> [Data segment]:
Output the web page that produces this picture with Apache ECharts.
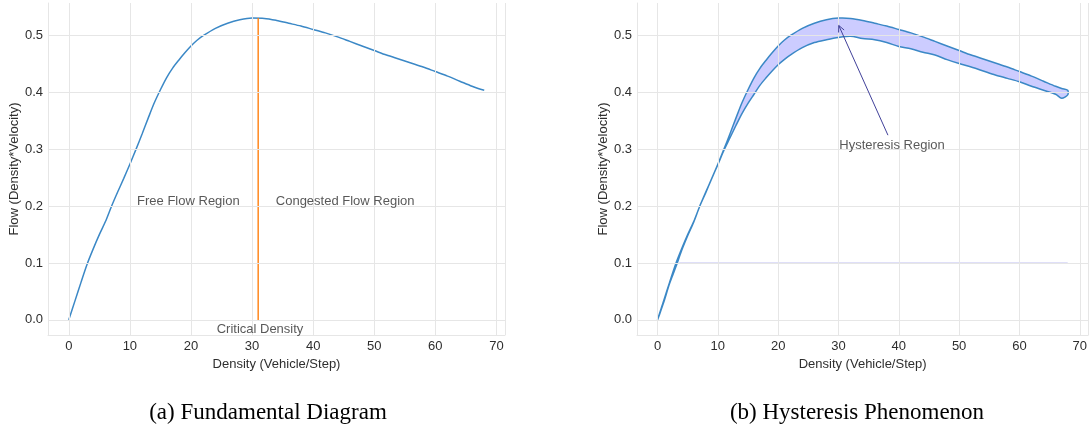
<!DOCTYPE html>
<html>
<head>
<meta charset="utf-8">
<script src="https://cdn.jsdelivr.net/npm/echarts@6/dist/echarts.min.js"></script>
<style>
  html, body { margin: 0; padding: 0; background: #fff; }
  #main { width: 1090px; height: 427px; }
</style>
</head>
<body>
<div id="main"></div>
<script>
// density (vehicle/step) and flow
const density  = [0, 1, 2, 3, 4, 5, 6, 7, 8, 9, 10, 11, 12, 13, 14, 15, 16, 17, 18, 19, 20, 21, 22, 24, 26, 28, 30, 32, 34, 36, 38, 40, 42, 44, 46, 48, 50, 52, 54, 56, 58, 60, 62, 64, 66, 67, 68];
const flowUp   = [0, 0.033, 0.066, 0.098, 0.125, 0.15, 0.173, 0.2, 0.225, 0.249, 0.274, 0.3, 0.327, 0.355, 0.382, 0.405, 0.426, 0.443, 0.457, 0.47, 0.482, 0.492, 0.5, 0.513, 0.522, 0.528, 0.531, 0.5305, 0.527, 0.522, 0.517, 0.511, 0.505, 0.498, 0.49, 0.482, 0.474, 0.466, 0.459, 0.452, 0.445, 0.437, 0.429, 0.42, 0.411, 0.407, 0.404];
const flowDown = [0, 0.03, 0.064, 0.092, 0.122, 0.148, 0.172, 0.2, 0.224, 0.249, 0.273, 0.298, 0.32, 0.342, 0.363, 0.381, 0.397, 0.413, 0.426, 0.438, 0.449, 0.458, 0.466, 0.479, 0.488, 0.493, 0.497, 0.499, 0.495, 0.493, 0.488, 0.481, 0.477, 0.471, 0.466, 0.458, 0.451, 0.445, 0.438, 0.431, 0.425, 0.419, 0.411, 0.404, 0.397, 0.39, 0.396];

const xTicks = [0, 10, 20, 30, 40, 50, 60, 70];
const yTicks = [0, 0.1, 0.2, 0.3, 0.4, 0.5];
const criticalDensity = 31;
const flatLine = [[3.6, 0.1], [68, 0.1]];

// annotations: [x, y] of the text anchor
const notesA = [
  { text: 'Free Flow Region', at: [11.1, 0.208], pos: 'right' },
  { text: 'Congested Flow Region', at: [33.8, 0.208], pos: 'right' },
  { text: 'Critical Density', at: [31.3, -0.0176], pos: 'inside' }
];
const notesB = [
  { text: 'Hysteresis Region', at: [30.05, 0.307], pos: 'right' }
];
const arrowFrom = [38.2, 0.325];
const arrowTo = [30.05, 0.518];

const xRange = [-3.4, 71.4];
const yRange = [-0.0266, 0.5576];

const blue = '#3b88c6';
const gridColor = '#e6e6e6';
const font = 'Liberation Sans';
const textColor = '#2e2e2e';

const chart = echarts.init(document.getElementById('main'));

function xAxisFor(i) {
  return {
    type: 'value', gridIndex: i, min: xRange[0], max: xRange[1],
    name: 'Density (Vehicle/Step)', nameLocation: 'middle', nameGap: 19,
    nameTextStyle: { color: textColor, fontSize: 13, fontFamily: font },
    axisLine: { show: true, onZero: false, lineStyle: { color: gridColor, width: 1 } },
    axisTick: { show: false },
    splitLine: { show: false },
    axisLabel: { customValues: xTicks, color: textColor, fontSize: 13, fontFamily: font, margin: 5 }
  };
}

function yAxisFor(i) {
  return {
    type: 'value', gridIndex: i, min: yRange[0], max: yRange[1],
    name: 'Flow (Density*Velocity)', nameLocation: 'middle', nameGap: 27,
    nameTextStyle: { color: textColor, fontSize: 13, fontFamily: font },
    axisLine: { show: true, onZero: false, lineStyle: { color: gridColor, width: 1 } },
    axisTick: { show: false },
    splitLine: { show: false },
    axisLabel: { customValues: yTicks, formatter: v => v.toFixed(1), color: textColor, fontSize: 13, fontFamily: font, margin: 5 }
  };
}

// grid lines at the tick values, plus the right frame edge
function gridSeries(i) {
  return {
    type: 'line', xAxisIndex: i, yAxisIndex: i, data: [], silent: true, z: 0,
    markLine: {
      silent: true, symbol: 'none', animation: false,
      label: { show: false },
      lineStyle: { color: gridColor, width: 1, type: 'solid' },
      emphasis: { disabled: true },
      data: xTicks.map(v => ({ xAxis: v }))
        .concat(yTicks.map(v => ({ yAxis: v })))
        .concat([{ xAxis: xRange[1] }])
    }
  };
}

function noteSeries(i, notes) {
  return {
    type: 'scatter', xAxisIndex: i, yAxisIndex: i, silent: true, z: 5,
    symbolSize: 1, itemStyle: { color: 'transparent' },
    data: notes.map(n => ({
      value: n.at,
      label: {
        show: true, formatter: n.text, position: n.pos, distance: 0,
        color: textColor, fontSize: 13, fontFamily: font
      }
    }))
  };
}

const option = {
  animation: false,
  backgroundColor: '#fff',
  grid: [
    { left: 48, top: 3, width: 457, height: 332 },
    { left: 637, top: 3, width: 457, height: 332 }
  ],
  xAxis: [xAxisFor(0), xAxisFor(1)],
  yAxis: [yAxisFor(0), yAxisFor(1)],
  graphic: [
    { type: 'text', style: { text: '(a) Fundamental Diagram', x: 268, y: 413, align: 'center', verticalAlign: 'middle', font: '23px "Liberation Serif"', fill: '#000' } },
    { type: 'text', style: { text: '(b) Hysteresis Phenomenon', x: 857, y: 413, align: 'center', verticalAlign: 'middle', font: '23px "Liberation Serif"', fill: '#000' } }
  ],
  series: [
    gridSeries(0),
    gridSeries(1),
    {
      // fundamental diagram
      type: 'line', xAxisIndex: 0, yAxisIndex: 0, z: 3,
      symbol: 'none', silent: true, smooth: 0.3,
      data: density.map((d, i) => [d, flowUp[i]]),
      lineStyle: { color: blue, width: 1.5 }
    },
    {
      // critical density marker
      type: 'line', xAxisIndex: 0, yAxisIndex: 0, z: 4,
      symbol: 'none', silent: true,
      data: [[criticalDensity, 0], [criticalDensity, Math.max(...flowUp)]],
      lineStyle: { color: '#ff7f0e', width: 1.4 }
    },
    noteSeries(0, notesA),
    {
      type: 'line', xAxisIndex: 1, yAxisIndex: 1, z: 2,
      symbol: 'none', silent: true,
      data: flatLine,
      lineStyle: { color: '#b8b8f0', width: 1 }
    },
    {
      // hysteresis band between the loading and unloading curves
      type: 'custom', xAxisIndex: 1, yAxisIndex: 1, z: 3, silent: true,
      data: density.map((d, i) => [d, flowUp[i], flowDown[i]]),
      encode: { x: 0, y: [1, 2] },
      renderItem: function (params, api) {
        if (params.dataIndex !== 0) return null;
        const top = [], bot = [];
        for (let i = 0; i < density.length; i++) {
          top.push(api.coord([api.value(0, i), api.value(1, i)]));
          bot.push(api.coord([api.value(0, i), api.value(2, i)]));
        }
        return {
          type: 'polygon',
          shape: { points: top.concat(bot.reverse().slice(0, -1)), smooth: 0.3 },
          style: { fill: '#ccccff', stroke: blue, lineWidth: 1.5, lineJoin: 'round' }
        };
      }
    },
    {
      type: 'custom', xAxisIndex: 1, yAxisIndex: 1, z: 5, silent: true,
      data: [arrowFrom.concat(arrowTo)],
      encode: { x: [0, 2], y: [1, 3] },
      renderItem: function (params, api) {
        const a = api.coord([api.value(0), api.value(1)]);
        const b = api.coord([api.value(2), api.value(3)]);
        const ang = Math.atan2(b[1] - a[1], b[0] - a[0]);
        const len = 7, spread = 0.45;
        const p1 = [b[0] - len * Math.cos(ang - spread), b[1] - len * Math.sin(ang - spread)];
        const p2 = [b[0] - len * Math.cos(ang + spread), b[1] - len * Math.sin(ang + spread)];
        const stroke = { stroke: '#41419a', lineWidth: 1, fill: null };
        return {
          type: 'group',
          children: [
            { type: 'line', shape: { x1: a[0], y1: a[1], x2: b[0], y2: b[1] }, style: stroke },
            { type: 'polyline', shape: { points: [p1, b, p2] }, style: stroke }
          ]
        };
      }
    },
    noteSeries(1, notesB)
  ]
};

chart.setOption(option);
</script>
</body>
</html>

> [What is needed]: Repeat, with no pictures, each line from the beginning of the data through the line containing "const flatLine = [[3.6, 0.1], [68, 0.1]];", inclusive.

> [Solution to this problem]:
Output the web page that produces this picture with Apache ECharts.
<!DOCTYPE html>
<html>
<head>
<meta charset="utf-8">
<script src="https://cdn.jsdelivr.net/npm/echarts@6/dist/echarts.min.js"></script>
<style>
  html, body { margin: 0; padding: 0; background: #fff; }
  #main { width: 1090px; height: 427px; }
</style>
</head>
<body>
<div id="main"></div>
<script>
// density (vehicle/step) and flow
const density  = [0, 1, 2, 3, 4, 5, 6, 7, 8, 9, 10, 11, 12, 13, 14, 15, 16, 17, 18, 19, 20, 21, 22, 24, 26, 28, 30, 32, 34, 36, 38, 40, 42, 44, 46, 48, 50, 52, 54, 56, 58, 60, 62, 64, 66, 67, 68];
const flowUp   = [0, 0.033, 0.066, 0.098, 0.125, 0.15, 0.173, 0.2, 0.225, 0.249, 0.274, 0.3, 0.327, 0.355, 0.382, 0.405, 0.426, 0.443, 0.457, 0.47, 0.482, 0.492, 0.5, 0.513, 0.522, 0.528, 0.531, 0.5305, 0.527, 0.522, 0.517, 0.511, 0.505, 0.498, 0.49, 0.482, 0.474, 0.466, 0.459, 0.452, 0.445, 0.437, 0.429, 0.42, 0.411, 0.407, 0.404];
const flowDown = [0, 0.03, 0.064, 0.092, 0.122, 0.148, 0.172, 0.2, 0.224, 0.249, 0.273, 0.298, 0.32, 0.342, 0.363, 0.381, 0.397, 0.413, 0.426, 0.438, 0.449, 0.458, 0.466, 0.479, 0.488, 0.493, 0.497, 0.499, 0.495, 0.493, 0.488, 0.481, 0.477, 0.471, 0.466, 0.458, 0.451, 0.445, 0.438, 0.431, 0.425, 0.419, 0.411, 0.404, 0.397, 0.39, 0.396];

const xTicks = [0, 10, 20, 30, 40, 50, 60, 70];
const yTicks = [0, 0.1, 0.2, 0.3, 0.4, 0.5];
const criticalDensity = 31;
const flatLine = [[3.6, 0.1], [68, 0.1]];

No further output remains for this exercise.